TASK TO COMPLETE:
Please output the data below exactly as given, starting at its first line and stopping after the line that contains "import plotly.graph_objects as go".

# Start of SOURCE MATERIAL

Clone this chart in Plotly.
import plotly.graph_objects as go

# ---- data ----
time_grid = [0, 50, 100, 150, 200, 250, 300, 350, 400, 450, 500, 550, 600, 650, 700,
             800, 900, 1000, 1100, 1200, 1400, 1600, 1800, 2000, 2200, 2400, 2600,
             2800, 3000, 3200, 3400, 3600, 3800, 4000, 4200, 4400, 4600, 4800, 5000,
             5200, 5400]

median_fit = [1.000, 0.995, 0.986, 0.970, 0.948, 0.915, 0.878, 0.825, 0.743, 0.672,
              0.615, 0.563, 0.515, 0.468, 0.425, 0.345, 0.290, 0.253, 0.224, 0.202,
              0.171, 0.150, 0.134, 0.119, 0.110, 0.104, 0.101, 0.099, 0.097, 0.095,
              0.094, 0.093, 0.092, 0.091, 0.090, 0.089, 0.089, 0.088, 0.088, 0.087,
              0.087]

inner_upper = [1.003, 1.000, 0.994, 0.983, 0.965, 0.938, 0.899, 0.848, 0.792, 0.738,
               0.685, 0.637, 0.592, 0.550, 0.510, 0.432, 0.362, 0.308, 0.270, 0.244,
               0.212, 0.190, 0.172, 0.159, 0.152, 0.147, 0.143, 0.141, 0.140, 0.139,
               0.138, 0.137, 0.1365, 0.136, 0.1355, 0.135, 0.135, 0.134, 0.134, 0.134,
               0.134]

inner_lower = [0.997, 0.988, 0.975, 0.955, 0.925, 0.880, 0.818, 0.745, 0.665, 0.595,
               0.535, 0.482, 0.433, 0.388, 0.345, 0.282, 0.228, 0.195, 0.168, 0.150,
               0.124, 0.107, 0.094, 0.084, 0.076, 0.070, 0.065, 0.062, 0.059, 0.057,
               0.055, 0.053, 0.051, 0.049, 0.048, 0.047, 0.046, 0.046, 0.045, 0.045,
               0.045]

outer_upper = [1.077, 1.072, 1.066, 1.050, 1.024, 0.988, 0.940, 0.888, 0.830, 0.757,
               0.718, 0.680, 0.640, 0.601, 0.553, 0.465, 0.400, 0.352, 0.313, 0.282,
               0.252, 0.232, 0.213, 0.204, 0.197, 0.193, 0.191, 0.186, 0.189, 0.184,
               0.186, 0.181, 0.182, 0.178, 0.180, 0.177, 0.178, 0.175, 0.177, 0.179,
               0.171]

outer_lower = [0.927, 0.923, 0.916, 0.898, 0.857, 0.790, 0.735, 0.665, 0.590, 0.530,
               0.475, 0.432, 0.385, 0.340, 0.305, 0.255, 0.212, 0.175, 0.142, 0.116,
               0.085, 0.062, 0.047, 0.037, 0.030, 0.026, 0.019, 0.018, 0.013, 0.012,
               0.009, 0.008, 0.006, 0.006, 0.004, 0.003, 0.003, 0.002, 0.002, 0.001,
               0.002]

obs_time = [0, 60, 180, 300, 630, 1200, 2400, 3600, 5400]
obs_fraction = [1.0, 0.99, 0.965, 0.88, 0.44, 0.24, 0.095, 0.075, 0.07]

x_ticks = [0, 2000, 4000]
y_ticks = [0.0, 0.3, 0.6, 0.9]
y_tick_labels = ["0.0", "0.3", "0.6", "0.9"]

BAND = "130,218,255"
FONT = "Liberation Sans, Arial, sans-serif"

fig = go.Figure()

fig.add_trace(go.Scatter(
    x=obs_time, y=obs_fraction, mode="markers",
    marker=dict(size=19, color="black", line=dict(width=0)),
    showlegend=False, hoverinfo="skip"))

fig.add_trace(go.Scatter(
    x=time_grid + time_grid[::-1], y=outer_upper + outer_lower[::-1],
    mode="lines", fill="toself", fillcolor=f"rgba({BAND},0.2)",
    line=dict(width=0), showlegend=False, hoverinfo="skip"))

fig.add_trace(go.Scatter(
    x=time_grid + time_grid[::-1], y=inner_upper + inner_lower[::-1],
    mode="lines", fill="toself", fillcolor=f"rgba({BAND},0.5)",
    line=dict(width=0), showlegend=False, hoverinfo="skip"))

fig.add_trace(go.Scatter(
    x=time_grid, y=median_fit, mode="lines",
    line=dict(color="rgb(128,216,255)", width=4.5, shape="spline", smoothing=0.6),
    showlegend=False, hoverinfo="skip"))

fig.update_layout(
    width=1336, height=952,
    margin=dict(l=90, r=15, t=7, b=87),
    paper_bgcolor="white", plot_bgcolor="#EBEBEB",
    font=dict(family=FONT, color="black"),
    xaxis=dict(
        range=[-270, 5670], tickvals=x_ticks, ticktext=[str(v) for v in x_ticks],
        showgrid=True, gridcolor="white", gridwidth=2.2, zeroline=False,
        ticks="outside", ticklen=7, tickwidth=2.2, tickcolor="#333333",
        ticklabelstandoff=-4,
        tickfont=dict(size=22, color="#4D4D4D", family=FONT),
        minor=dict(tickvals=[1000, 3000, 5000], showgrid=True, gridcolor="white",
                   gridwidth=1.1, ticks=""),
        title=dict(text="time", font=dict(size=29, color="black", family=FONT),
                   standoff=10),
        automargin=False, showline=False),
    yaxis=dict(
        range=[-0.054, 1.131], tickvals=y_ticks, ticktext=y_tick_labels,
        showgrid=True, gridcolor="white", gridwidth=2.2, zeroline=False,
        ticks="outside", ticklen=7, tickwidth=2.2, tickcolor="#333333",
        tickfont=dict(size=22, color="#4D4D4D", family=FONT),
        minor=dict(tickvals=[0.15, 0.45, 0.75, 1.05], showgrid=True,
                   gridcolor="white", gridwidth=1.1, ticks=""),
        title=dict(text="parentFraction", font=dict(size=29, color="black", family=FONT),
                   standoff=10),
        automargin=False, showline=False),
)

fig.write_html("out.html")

# End of SOURCE MATERIAL

FULL RESPONSE:
Clone this chart in Plotly.
import plotly.graph_objects as go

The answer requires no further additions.